As far as the Bike,,,if it’s a really good deal and you would WANT something like that,,,,,dont let it get away from you for lack of a cheap,immediately available fork.
They pop up all the time,,,and there’s plenty Other resources besides Ebay.
Lottsa Bike Salvage Co’s have parts-search services.
A bit of patience w/ a bit of effeort,,I’m sure you can turn up The “Right” fork deal,,for You.
GS500 is a very nice bike & worth the effort to make it all work out,,,in my opinion.
Motorbike Fork Compressed? Whilst changing my fork oil I pumped the fork to remove any excess oil when it got stuck in the compressed position. It seems thoroughly stuck. How can I free it?
I should have been more specific. The forks are apart. Spring and oil etc out. But the fork tube is stuck entirely down in the stanction. Apparently they can stick like crazy but as its stuck down I can’t remove the drain allen bolt at the bottom of the stanction.
That is not good.
Forks can only stick if there is something bent or broken.
Your fork tubes can be bent.
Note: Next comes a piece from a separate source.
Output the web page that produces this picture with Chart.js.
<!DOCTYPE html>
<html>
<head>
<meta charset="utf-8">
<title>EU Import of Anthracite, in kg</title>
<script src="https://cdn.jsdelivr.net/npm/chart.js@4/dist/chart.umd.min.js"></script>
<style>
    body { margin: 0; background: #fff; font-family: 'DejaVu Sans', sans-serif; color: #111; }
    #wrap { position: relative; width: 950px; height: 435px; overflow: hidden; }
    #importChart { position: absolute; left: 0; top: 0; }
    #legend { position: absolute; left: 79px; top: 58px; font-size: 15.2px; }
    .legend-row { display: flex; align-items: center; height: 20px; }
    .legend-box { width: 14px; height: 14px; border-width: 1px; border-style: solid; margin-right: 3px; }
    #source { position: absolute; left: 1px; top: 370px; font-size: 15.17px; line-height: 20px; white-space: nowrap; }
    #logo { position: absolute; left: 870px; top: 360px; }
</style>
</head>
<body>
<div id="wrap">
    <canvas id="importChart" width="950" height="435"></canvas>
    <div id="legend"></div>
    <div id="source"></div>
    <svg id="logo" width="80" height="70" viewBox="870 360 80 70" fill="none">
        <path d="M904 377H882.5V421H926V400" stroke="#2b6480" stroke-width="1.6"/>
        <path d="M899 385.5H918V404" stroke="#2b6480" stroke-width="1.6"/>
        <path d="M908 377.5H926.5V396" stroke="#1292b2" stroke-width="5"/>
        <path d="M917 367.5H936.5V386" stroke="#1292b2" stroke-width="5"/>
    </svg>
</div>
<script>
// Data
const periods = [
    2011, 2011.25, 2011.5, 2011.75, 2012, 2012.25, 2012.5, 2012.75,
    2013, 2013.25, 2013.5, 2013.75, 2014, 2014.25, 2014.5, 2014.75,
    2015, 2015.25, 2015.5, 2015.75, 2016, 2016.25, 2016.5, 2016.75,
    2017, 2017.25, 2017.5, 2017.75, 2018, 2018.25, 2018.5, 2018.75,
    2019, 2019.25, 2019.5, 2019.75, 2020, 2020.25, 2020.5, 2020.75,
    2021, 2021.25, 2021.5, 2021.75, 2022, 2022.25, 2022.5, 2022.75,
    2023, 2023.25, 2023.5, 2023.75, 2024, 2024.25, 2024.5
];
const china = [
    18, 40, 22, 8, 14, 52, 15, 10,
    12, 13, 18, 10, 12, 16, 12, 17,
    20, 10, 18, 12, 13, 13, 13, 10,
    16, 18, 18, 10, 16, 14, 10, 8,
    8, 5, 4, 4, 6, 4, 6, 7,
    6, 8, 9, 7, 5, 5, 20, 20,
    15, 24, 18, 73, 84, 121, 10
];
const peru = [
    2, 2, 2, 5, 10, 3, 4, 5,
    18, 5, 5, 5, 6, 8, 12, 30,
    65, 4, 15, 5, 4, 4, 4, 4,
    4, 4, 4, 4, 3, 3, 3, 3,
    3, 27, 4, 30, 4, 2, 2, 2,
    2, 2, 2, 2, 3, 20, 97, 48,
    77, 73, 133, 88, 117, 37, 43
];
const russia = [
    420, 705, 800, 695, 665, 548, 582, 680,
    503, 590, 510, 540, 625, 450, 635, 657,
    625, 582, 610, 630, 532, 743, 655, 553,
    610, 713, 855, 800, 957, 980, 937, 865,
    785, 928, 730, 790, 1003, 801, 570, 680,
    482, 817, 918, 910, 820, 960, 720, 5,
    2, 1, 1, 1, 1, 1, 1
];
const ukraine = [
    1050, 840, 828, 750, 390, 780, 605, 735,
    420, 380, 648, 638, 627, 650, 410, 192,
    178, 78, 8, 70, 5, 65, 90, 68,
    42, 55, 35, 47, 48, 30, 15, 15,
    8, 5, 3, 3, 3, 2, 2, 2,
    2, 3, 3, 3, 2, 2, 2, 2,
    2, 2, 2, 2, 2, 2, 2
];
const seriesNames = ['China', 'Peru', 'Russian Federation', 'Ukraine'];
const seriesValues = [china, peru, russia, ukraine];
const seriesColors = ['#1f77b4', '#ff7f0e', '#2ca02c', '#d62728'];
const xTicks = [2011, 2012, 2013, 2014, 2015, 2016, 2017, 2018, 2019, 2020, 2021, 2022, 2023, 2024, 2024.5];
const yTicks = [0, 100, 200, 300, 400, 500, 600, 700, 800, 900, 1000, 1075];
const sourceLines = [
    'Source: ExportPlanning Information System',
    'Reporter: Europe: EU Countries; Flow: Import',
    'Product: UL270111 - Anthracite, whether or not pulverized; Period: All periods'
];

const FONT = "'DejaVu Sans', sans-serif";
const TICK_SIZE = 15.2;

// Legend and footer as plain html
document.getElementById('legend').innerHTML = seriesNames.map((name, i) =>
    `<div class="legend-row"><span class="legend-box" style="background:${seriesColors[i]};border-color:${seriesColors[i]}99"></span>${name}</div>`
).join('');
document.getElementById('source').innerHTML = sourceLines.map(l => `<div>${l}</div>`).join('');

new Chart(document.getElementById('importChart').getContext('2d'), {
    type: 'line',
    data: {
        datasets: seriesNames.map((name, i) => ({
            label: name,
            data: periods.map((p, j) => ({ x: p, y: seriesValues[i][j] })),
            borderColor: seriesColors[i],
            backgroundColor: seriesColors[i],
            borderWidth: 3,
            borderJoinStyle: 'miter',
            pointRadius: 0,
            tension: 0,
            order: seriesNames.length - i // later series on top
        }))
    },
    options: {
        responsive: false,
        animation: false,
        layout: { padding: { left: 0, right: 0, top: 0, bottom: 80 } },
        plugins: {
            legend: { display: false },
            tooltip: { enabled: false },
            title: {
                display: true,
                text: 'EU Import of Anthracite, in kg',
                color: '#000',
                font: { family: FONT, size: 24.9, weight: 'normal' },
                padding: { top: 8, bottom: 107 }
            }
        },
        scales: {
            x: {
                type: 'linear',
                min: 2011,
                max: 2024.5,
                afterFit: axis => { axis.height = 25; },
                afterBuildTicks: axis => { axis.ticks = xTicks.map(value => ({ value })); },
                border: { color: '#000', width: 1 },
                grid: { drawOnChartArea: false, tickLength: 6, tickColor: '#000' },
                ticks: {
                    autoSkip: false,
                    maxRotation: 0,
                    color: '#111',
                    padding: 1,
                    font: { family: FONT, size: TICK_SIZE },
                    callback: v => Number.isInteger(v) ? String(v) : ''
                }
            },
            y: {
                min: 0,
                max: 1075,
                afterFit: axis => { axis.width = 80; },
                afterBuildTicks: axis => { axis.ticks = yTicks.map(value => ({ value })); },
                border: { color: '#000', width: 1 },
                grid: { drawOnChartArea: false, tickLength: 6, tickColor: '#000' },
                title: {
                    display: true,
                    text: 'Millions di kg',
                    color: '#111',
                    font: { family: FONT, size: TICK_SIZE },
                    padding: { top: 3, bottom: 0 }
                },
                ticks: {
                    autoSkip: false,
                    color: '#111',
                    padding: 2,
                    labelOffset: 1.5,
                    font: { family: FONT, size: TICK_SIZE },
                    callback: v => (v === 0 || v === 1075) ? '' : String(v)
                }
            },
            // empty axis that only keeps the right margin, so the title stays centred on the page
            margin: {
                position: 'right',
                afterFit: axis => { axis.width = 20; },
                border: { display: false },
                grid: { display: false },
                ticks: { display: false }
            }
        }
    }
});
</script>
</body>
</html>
Your damping rods might be bent. Your fork spring(s) might be broken.
Put the bike up on a center stand or milk crates. Remove the front wheel (be careful you might only have one fork tube with the problem, if this is the case the other tube will attempt to extend when you remove the front wheel). Loosen up the triple clamps holding the fork tubes. Remove the tube(s) that are not extending. Place one fork tube at a time into a vice holding the lower slider tube. Remove the fork cap – WARNING – if the fork tube is partialy compressed the fork cap is going to be under tremendous pressure. You may not be able to get it off. If it is threaded, you may damage the threads. If it is held in by a circlip you may not be able to apply enough pressure to get the circlip out. If you can’t get the fork cap off you can then go for the damping rod locking bolt. On the bottom of the slider tube is the damping rod locking bolt. Remove this bolt – WARNING! This tube is under great pressure and when you release the damping rod locking bolt, the spring will extending – if you were unable to remove the spring from the fork cap. This will release the fork tube with a tremendous amount of pressure. It will shoot across the shop. You will then be able to pull the fork tube out of the slider tube. Repeat (if necessary) the other tube. Once you have the fork tubes apart you will be able to see what is bent and/or broken.